Periodic table copier from mysql to redshift.
- Take a list of tables
- Use
mysqldump --xml
to turn each table into xml. - Transform the structure into a table named "_$name_new" where $name is the target table.
- Transform the table data into JSON and store in s3 as segments.
- Load segments into Redshift using COPY command.
- Once all tables are loaded, perform swap of tables.
If any error is encountered, it immediately quits! If a record is unable to be copied, it immediately quits! Either your tables copied 100%, or it didn't happen.

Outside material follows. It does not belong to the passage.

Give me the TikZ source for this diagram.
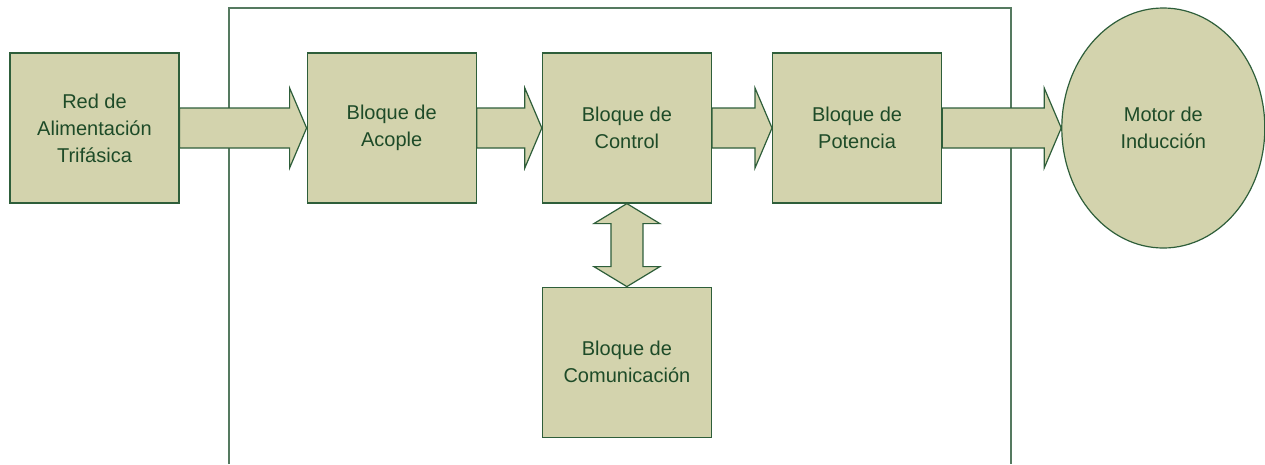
\documentclass[tikz,border=0pt]{standalone}
\usepackage{fontspec}
\setmainfont{Liberation Sans}
\usepackage{tikz}
\usetikzlibrary{positioning,shapes.geometric,calc}
\definecolor{blockfill}{HTML}{D3D3AD}
\definecolor{blockline}{HTML}{2E5E3A}
\definecolor{blocktext}{HTML}{1E4B28}
\definecolor{framegreen}{HTML}{557A60}

\begin{document}
\begin{tikzpicture}[
  x=1pt,y=-1pt,
  box/.style={draw=blockline,fill=blockfill,line width=1.2pt,
    minimum width=169pt,minimum height=150pt,inner sep=0pt,
    align=center,text=blocktext,font=\fontsize{20}{27}\selectfont},
  motor/.style={box,ellipse,minimum width=203pt,minimum height=240pt},
  frame/.style={draw=framegreen,line width=1.4pt},
  fat/.style={draw=blockline,fill=blockfill,line width=1.2pt,line join=miter,
    to path={let \p1=(\tikztostart), \p2=(\tikztotarget) in
      (\x1,\y1+20pt) -- (\x2-17pt,\y1+20pt) -- (\x2-17pt,\y1+40pt) -- (\x2,\y1)
      -- (\x2-17pt,\y1-40pt) -- (\x2-17pt,\y1-20pt) -- (\x1,\y1-20pt) -- cycle}},
  twoway/.style={draw=blockline,fill=blockfill,line width=1.2pt,line join=miter,
    to path={let \p1=(\tikztostart), \p2=(\tikztotarget) in
      (\x1,\y1) -- (\x1+33pt,\y1-20pt) -- (\x1+16pt,\y1-20pt) -- (\x1+16pt,\y2+20pt)
      -- (\x1+33pt,\y2+20pt) -- (\x1,\y2) -- (\x1-33pt,\y2+20pt) -- (\x1-16pt,\y2+20pt)
      -- (\x1-16pt,\y1-20pt) -- (\x1-33pt,\y1-20pt) -- cycle}}
]
\useasboundingbox (0,0) rectangle (1265,464);
\draw[frame] (229,464) |- (1011,8) -- (1011,464);

\node[box] (red) at (94.5,128) {Red de\\Alimentación\\Trifásica};
\node[box,right=127pt of red] (acople) {Bloque de\\Acople};
\node[box,right=65pt of acople] (control) {Bloque de\\Control};
\node[box,right=60pt of control] (potencia) {Bloque de\\Potencia};
\node[box,below=83pt of control] (comm) {Bloque de\\Comunicación};
\node[motor,right=119pt of potencia] (motor) {Motor de\\Inducción};

\path[fat] (red.east) to (acople.west);
\path[fat] (acople.east) to (control.west);
\path[fat] (control.east) to (potencia.west);
\path[fat] (potencia.east) to (motor.west);
\path[twoway] (control.south) to (comm.north);
\end{tikzpicture}
\end{document}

Create a valid config.json and run using mvn exec:exec
.
{
"mysql": {
"user": "root",
"password": "xxx",
"host": "some.rds.host",
"port": 3306,
"database": "db_name",
"maxConnections": 6
},
"redshift": {
"user": "root",
"password": "xxx",
"host": "something.us-east-1.redshift.amazonaws.com",
"port": 5439,
"database": "hotcar",
"maxConnections": 4,
"schema": "public"
},
"tables": [
{
"name": "users",
"extra": "DISTKEY (user_id) INTERLEAVED SORTKEY (created_at, updated_at)",
"columns": {
"user_id": "integer not null ENCODE DELTA",
"user_id": "integer not null ENCODE DELTA"
}
}
],
"s3": {
"bucket": "some-transfer-bucket",
"region": "us-east-1",
"accessKey": "xxx",
"secretKey": "xxx",
"minimumSegmentSize": 20000000
}
}
Because each table is snapshotted independently, the start time for each table copy is slightly different. Can be fixed by acquiring current binlog coordinates first, and using that as the basis for each dump.
Hard to do bulk updates/inserts/deletes reliably and in a timely manner into redshift. Performance concerns. (If you know how tell me!)
I agree! Make a web interface, do all the scheduling in one continous process, allow for manual snapshots.